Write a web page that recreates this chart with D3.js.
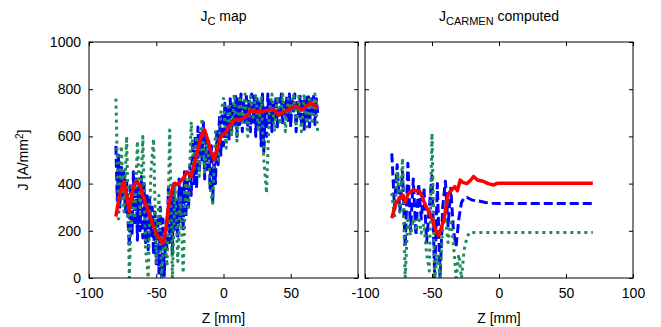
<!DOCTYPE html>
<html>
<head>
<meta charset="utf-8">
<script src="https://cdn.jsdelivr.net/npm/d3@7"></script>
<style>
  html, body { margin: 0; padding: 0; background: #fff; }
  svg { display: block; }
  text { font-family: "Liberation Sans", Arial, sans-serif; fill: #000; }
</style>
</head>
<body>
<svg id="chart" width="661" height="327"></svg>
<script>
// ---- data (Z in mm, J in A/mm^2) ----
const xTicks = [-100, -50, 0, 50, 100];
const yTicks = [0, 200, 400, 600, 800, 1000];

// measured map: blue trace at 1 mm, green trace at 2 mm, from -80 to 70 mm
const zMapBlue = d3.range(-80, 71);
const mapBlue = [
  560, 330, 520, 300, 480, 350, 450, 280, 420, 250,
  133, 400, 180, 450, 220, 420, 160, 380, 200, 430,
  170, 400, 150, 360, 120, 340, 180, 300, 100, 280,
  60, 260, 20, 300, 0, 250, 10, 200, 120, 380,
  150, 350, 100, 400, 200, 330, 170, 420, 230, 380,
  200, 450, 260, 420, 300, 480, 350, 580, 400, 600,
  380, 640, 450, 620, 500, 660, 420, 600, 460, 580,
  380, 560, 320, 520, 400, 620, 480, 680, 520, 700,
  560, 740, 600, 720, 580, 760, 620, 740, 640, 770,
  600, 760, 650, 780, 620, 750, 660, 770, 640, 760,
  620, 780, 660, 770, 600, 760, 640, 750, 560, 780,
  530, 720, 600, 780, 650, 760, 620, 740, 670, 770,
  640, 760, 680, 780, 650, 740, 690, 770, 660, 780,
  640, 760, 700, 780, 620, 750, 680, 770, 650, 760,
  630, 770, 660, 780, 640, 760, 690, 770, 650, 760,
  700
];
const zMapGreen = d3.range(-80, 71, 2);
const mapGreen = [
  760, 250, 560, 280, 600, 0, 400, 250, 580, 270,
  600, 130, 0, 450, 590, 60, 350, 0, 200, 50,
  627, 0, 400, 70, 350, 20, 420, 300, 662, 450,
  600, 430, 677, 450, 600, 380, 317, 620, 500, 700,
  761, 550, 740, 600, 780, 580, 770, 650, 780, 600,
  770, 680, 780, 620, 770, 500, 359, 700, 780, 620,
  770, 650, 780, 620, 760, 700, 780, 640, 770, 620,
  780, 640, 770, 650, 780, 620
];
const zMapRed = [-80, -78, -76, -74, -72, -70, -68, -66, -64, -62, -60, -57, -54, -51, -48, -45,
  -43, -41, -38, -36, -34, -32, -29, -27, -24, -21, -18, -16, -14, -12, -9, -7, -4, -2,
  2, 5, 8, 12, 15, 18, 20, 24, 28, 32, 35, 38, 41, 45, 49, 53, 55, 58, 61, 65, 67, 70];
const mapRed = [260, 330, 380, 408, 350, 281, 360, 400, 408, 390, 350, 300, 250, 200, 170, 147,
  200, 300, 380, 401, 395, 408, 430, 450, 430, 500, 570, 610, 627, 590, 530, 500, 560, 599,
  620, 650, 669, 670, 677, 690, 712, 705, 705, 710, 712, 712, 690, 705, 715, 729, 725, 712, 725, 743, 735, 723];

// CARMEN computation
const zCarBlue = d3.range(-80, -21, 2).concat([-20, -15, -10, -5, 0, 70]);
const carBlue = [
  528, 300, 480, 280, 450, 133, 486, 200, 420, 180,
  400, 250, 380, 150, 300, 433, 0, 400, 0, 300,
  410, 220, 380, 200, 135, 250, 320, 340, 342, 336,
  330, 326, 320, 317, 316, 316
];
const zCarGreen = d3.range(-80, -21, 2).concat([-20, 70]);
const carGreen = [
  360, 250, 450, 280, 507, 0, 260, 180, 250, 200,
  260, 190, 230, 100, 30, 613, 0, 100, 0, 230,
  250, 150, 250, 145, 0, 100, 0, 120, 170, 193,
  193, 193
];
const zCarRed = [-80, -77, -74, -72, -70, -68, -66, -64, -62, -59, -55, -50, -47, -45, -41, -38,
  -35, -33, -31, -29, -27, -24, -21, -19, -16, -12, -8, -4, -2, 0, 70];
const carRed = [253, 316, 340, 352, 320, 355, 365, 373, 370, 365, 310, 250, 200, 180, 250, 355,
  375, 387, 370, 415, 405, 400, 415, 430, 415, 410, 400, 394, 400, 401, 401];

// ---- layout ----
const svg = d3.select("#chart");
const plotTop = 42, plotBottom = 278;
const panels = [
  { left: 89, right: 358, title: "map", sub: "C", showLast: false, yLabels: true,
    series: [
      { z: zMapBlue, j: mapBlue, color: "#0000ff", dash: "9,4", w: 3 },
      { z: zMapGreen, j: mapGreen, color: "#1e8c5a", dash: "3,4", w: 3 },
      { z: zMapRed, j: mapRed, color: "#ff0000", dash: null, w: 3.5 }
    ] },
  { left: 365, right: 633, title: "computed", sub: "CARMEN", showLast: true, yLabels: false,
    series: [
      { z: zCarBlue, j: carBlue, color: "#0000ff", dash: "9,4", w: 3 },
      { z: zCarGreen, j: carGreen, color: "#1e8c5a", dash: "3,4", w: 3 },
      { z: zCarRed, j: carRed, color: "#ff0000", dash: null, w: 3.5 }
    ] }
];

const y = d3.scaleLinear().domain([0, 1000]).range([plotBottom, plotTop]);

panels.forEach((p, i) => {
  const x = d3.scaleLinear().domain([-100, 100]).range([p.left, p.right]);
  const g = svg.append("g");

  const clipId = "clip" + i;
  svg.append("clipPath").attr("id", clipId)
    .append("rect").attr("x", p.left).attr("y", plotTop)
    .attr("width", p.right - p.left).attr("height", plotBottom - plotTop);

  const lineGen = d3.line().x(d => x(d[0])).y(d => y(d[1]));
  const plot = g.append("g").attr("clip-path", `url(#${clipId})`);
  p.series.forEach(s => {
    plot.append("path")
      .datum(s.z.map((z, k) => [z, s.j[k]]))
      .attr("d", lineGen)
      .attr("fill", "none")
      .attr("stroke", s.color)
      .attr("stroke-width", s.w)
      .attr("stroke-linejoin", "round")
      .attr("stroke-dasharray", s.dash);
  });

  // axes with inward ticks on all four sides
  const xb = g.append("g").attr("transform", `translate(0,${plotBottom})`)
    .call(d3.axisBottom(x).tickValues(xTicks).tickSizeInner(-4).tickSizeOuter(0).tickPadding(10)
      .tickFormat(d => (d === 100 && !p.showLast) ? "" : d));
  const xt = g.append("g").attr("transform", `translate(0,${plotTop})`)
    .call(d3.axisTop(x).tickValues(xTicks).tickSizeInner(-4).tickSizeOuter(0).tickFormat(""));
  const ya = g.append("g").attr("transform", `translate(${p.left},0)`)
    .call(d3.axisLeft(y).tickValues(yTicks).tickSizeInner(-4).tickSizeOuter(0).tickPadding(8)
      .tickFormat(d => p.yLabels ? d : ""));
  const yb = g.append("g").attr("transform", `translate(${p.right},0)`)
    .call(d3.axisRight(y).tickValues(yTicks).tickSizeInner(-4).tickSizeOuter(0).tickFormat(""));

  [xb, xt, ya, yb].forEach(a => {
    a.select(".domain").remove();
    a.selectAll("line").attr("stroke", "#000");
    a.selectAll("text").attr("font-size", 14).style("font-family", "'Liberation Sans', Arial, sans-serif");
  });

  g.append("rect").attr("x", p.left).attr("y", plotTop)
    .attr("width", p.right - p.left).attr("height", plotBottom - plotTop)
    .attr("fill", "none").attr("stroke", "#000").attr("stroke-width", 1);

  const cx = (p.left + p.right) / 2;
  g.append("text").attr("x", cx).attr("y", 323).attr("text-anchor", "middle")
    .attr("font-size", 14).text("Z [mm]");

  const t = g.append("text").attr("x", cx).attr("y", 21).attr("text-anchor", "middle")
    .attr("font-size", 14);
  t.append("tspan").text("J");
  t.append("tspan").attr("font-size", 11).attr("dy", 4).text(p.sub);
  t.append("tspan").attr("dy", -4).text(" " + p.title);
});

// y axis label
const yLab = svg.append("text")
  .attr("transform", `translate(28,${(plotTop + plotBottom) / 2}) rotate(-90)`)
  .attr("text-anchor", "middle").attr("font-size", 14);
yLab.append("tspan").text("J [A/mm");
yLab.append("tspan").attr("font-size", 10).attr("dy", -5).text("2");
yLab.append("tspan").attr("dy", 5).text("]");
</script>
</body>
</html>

REQUIRED WORK -
Starting at the first line of the material, output exactly the lines up to and including the one with "const yTicks = [0, 200, 400, 600, 800, 1000];". Do not include the pictures.

RESULT OF THE EXERCISE -
Write a web page that recreates this chart with D3.js.
<!DOCTYPE html>
<html>
<head>
<meta charset="utf-8">
<script src="https://cdn.jsdelivr.net/npm/d3@7"></script>
<style>
  html, body { margin: 0; padding: 0; background: #fff; }
  svg { display: block; }
  text { font-family: "Liberation Sans", Arial, sans-serif; fill: #000; }
</style>
</head>
<body>
<svg id="chart" width="661" height="327"></svg>
<script>
// ---- data (Z in mm, J in A/mm^2) ----
const xTicks = [-100, -50, 0, 50, 100];
const yTicks = [0, 200, 400, 600, 800, 1000];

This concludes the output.